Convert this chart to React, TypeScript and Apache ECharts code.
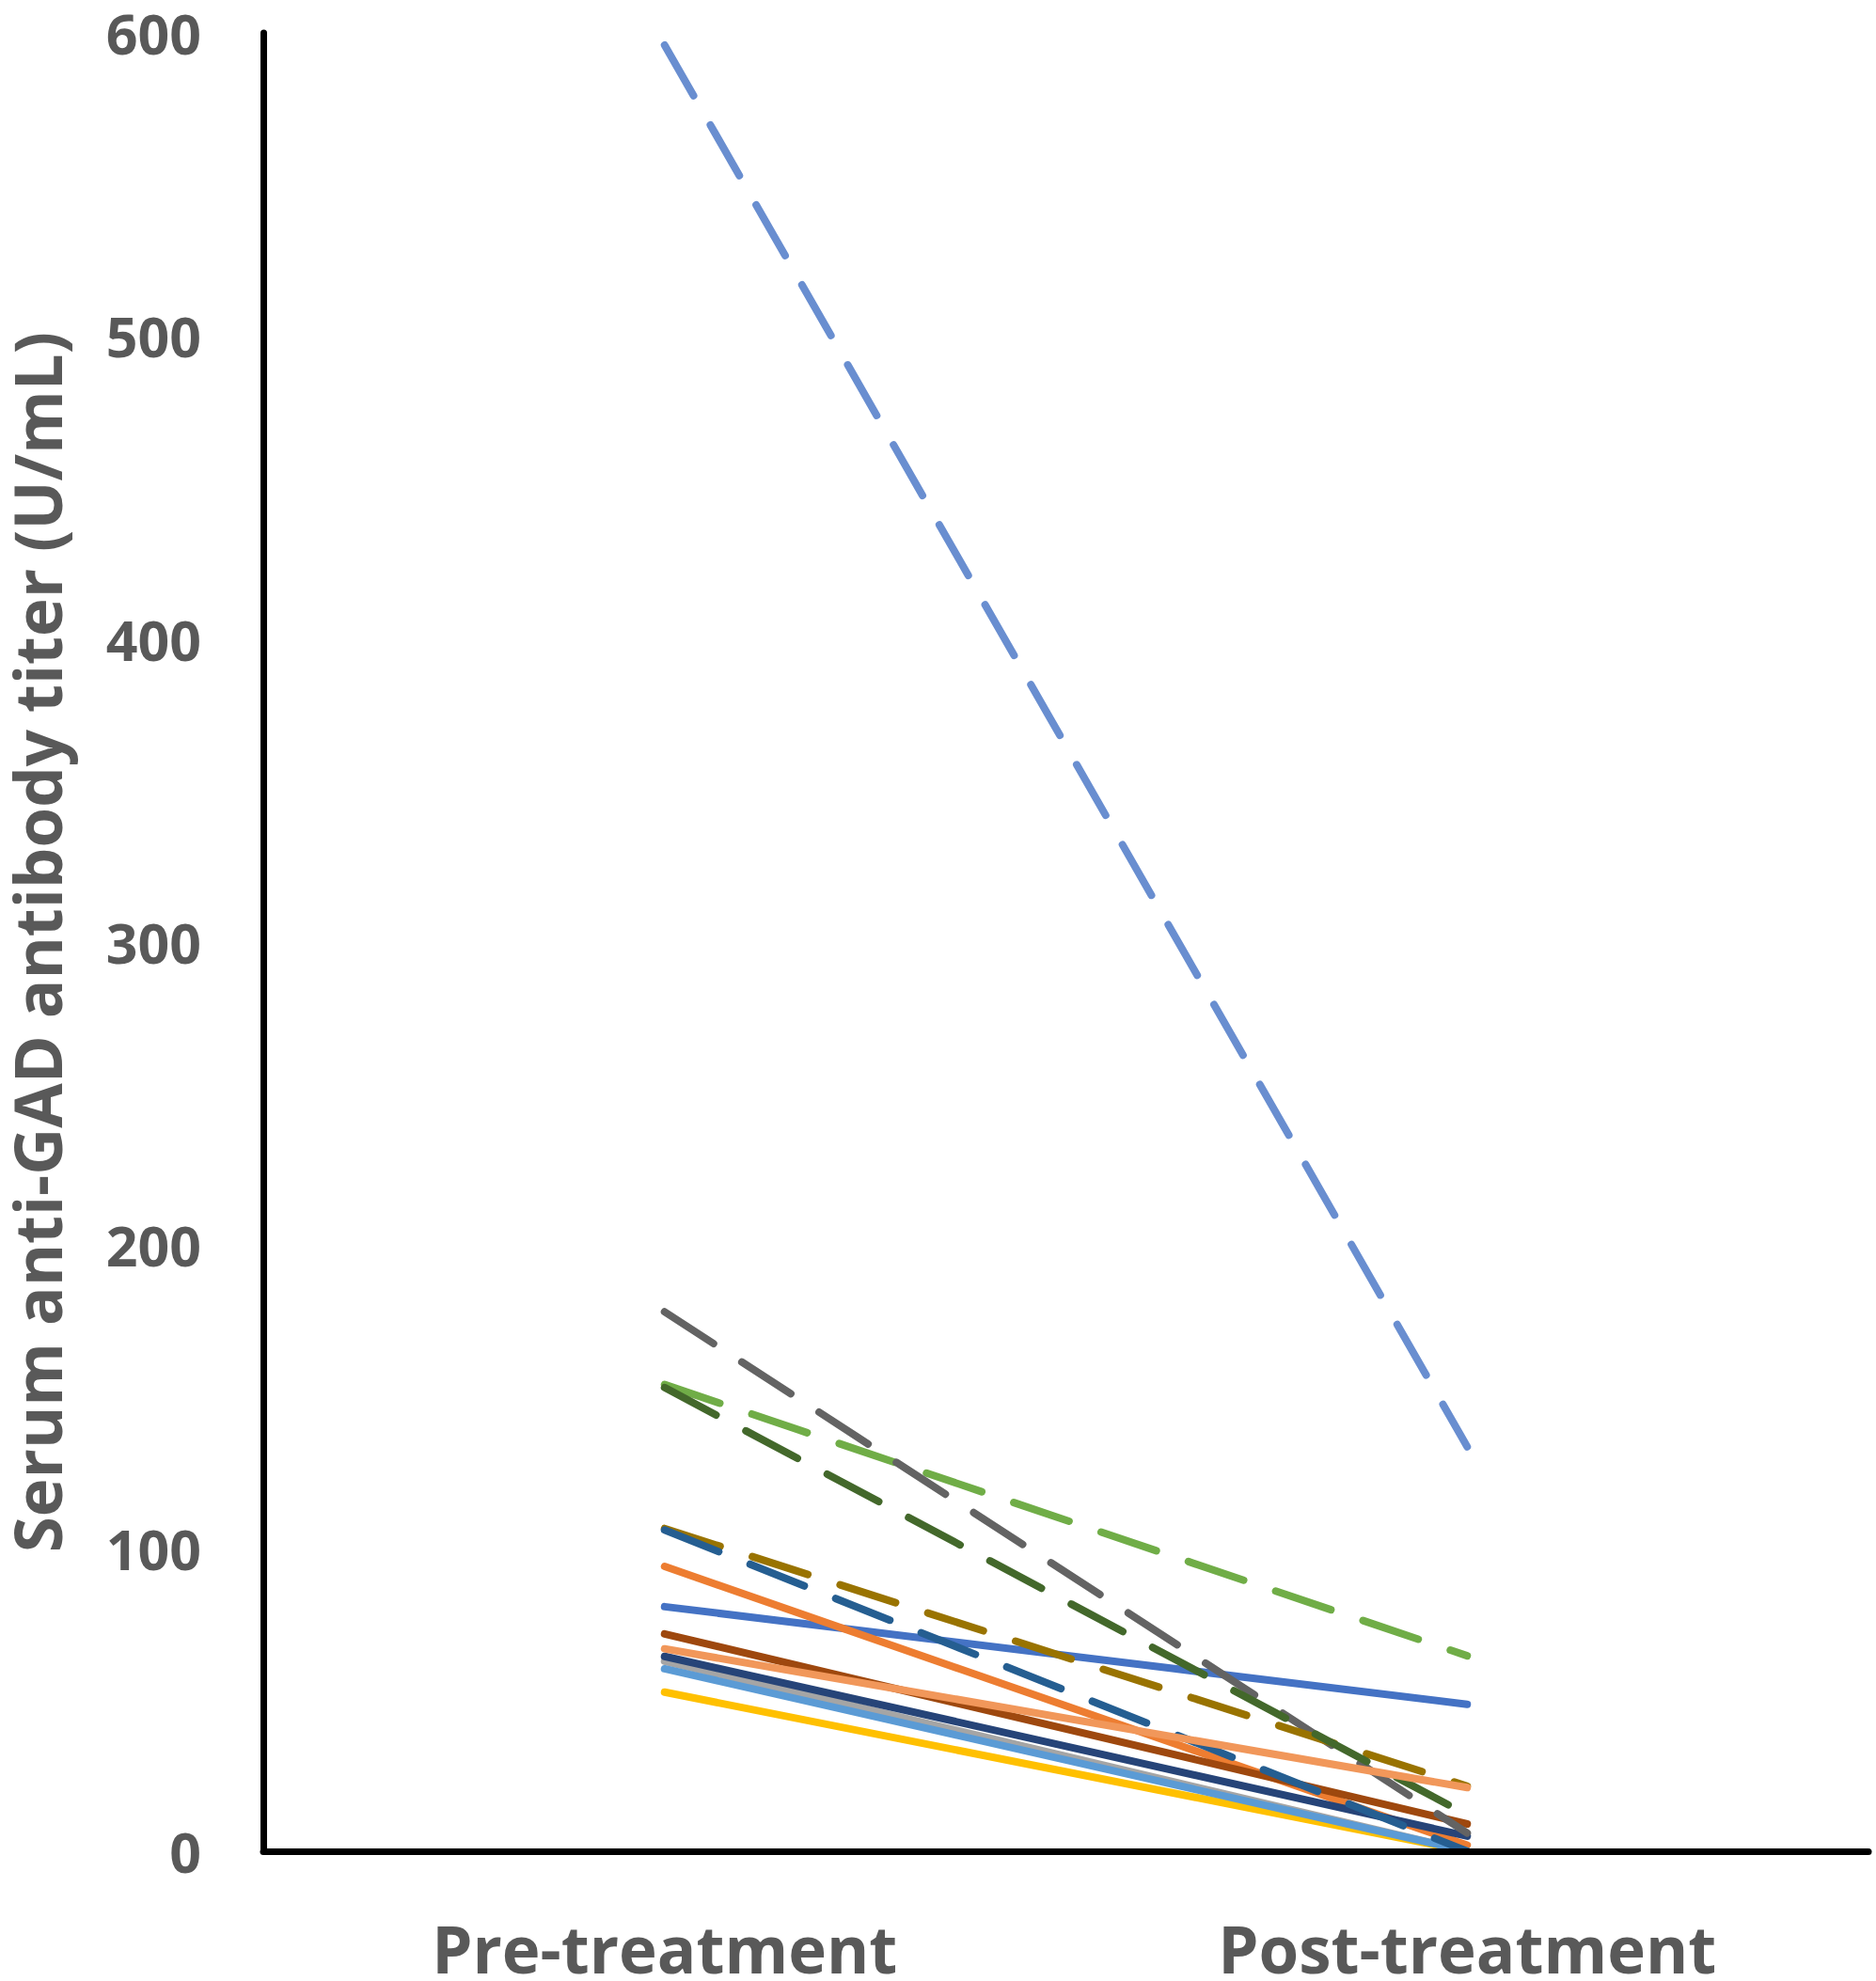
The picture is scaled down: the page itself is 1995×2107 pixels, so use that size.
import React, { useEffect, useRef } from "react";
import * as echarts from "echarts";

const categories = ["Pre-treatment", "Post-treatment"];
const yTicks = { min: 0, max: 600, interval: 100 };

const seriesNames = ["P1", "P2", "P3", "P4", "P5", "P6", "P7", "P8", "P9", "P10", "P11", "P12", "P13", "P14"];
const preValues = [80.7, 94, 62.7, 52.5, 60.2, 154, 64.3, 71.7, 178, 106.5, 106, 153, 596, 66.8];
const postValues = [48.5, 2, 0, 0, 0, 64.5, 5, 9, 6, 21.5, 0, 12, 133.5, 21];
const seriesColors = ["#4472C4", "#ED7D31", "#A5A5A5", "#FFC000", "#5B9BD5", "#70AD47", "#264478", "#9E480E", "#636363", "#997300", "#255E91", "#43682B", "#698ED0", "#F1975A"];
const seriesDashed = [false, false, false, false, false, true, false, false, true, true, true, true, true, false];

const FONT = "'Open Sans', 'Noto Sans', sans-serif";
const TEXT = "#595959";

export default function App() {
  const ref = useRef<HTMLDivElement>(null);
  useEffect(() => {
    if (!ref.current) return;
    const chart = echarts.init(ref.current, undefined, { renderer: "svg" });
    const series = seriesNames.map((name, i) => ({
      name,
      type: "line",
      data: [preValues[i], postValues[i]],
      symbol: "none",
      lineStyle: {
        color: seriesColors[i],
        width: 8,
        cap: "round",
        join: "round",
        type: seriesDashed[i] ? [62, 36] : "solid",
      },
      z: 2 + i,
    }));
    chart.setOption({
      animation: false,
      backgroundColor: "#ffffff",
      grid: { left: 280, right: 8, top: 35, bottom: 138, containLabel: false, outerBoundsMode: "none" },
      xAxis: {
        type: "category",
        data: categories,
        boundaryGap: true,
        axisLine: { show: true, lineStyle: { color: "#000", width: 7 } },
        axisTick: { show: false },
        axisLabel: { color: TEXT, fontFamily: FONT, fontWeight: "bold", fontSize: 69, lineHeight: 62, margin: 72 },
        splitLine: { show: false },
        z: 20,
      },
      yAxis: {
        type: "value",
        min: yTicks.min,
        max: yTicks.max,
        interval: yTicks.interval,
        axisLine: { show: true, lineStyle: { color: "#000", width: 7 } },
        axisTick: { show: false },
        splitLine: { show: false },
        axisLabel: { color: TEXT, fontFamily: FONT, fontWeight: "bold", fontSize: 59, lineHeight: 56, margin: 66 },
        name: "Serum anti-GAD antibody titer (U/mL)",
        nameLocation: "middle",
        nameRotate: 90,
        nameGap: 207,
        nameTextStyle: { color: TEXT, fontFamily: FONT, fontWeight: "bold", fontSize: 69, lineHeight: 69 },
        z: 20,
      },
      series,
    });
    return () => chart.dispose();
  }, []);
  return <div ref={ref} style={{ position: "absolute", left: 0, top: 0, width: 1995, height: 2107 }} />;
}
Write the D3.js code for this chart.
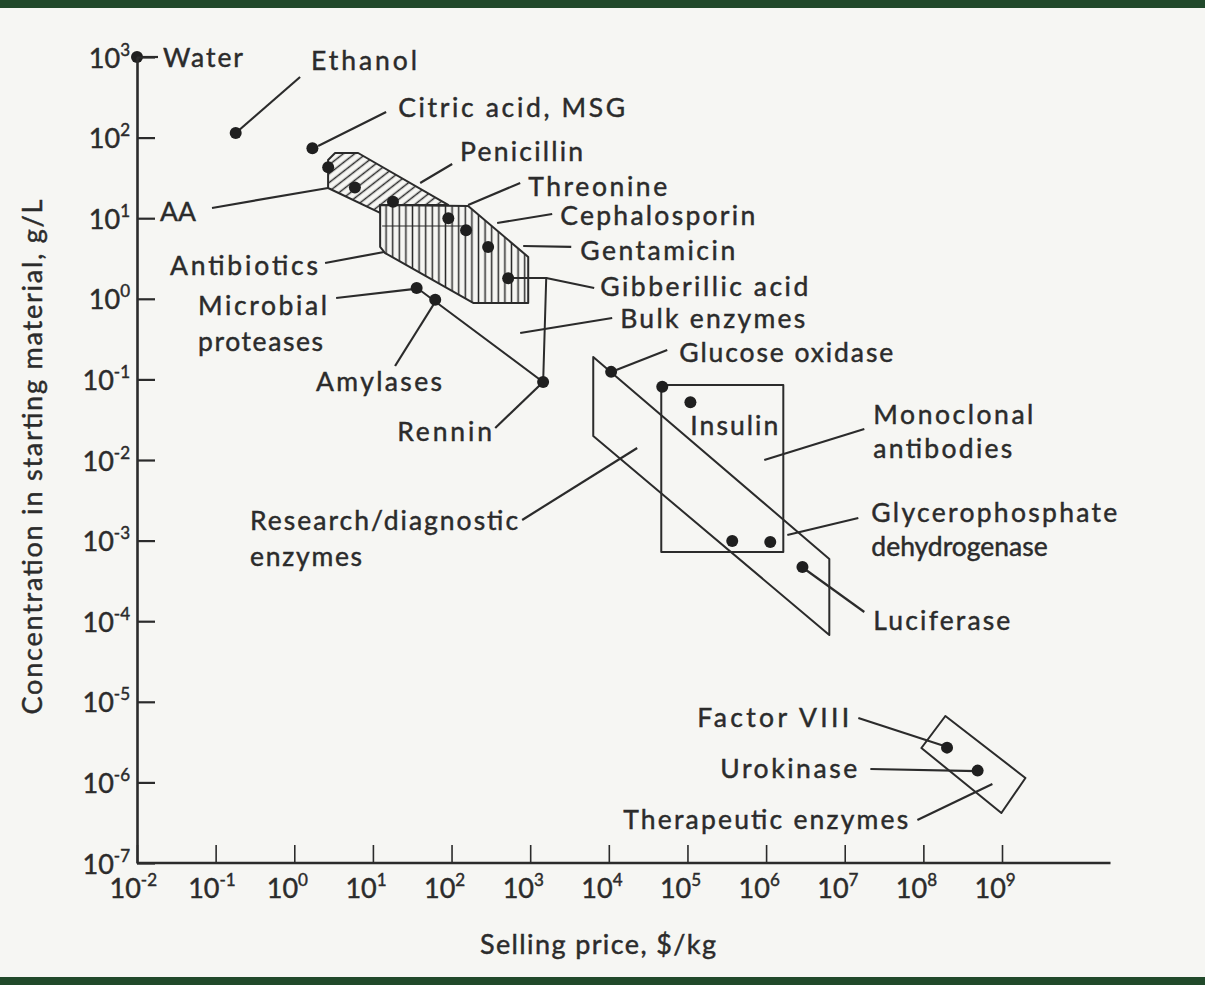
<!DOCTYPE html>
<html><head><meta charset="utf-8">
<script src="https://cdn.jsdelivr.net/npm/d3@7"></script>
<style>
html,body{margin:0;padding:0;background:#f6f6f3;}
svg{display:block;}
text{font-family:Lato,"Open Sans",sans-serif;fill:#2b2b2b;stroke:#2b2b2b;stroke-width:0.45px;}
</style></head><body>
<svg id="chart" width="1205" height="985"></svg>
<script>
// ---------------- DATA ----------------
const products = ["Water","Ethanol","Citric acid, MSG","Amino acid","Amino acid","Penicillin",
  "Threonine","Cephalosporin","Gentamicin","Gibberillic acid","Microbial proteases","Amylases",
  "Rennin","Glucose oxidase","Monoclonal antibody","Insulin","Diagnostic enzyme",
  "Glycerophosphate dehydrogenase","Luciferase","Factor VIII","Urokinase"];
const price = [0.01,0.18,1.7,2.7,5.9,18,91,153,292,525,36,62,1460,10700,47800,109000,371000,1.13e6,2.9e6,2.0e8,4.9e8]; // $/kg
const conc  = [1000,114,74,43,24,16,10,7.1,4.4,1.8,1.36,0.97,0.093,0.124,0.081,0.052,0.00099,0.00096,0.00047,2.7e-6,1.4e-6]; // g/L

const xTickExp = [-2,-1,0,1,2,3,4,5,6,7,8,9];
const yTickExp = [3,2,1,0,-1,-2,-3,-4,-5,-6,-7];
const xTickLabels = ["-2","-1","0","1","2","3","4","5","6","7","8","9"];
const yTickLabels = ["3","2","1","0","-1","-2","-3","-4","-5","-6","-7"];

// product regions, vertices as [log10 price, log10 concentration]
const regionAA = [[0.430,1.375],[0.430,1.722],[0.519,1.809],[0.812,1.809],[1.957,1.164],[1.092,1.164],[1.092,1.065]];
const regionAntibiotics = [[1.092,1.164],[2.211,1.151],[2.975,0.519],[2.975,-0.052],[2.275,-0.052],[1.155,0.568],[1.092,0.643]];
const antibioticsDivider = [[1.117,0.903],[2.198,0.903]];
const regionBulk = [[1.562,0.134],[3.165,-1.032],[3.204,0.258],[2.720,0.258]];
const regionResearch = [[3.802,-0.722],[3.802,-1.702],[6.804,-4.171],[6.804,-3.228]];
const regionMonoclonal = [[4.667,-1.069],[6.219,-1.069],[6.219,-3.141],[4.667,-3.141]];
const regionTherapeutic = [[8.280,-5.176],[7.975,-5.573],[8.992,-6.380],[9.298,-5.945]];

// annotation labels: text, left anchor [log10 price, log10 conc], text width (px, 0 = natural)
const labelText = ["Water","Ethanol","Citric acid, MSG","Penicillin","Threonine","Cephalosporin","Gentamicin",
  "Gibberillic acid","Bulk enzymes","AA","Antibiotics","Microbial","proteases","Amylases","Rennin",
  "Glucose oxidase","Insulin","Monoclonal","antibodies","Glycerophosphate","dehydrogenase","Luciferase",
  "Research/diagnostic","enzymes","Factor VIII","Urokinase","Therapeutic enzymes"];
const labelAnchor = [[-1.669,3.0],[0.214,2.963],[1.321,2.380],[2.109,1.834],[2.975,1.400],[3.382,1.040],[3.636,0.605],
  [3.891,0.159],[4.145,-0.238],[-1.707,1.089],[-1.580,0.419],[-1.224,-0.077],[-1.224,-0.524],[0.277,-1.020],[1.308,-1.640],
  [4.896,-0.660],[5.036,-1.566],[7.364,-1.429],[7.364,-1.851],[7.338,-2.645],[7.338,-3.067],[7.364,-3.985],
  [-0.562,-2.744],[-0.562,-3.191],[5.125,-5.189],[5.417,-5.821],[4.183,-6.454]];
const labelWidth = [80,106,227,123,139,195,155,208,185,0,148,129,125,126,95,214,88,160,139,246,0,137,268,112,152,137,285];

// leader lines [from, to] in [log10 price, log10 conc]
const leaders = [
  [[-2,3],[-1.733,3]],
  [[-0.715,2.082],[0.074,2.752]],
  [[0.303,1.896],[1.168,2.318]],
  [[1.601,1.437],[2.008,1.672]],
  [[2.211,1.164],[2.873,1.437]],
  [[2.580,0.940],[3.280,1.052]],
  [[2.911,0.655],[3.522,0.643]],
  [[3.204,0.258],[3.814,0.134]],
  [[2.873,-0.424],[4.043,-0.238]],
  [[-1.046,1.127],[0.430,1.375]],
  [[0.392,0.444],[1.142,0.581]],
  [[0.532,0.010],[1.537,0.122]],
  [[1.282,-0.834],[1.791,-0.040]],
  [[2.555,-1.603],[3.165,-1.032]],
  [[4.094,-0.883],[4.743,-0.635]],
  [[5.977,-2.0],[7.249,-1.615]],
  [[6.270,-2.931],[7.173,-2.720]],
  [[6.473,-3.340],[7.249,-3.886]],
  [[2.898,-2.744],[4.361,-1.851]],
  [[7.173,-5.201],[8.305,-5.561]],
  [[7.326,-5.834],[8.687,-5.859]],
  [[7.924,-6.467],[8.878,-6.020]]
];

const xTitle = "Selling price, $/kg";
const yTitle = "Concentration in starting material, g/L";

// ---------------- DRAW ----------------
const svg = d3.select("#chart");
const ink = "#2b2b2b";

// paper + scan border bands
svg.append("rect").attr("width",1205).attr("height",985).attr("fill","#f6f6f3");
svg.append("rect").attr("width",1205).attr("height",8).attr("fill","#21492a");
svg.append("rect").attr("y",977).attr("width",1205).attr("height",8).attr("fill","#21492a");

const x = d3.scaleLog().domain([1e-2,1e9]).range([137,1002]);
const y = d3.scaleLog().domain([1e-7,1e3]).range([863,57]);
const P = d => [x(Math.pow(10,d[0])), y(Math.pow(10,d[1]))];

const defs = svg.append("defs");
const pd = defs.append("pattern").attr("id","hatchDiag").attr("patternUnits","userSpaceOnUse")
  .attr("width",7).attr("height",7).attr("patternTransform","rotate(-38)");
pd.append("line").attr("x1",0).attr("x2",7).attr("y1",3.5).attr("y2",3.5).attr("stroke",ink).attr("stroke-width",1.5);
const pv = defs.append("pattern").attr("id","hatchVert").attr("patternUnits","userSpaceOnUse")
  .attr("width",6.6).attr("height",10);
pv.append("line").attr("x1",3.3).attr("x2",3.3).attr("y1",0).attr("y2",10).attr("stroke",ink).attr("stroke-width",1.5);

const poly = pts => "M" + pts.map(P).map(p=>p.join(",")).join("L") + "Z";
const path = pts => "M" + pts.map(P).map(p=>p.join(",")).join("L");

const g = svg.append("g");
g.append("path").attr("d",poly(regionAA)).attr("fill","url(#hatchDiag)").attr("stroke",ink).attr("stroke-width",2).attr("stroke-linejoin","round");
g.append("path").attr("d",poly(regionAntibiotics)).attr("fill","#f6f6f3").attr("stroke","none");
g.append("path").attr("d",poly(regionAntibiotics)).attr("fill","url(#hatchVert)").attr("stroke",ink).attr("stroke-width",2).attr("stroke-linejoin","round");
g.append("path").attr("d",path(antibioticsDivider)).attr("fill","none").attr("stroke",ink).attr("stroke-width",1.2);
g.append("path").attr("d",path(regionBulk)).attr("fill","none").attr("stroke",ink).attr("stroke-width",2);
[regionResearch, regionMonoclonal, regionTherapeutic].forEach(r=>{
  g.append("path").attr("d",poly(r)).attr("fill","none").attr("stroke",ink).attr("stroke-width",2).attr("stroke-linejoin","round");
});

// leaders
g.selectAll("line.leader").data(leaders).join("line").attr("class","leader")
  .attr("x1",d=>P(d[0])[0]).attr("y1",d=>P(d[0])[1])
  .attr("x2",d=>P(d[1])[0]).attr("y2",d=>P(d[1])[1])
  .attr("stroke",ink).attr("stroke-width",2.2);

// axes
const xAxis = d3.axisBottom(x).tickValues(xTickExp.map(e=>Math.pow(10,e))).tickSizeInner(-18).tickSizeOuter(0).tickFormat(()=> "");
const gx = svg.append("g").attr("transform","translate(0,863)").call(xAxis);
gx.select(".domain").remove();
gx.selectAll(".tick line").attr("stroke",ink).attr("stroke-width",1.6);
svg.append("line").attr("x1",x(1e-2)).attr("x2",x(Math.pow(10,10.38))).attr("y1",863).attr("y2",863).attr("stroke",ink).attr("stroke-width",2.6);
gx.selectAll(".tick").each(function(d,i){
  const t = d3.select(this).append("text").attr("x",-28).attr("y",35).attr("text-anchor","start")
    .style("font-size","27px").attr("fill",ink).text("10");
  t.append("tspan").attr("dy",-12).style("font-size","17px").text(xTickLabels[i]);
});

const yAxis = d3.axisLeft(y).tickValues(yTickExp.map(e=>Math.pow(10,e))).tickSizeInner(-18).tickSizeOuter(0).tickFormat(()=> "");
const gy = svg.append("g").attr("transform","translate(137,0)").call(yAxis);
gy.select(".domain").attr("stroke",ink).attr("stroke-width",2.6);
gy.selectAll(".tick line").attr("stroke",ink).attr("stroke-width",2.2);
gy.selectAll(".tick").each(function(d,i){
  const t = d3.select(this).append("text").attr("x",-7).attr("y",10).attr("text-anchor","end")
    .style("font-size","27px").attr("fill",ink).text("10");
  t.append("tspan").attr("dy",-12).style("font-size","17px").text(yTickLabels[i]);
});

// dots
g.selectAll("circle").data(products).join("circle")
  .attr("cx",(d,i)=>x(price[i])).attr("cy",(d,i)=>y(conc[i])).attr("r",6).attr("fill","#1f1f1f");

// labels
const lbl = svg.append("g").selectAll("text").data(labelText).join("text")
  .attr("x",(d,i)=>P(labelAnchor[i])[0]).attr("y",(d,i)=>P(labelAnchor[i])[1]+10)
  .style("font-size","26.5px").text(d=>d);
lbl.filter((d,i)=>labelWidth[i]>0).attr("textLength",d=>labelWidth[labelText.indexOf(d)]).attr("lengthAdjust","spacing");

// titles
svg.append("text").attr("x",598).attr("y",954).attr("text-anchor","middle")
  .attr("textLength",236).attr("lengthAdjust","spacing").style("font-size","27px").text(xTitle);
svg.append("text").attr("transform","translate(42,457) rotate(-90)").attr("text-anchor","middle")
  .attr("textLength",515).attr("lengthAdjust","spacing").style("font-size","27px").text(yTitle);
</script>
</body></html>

○ ○ ○ ○ ○

WHAT IS REQUIRED —
Restate each line from the start of the listing through the line bearing "600, interval: 100" word for word. Drop the pictures.

THE ANSWER —
Convert this chart to React, TypeScript and Apache ECharts code.
The picture is scaled down: the page itself is 1995×2107 pixels, so use that size.
import React, { useEffect, useRef } from "react";
import * as echarts from "echarts";

const categories = ["Pre-treatment", "Post-treatment"];
const yTicks = { min: 0, max: 600, interval: 100 };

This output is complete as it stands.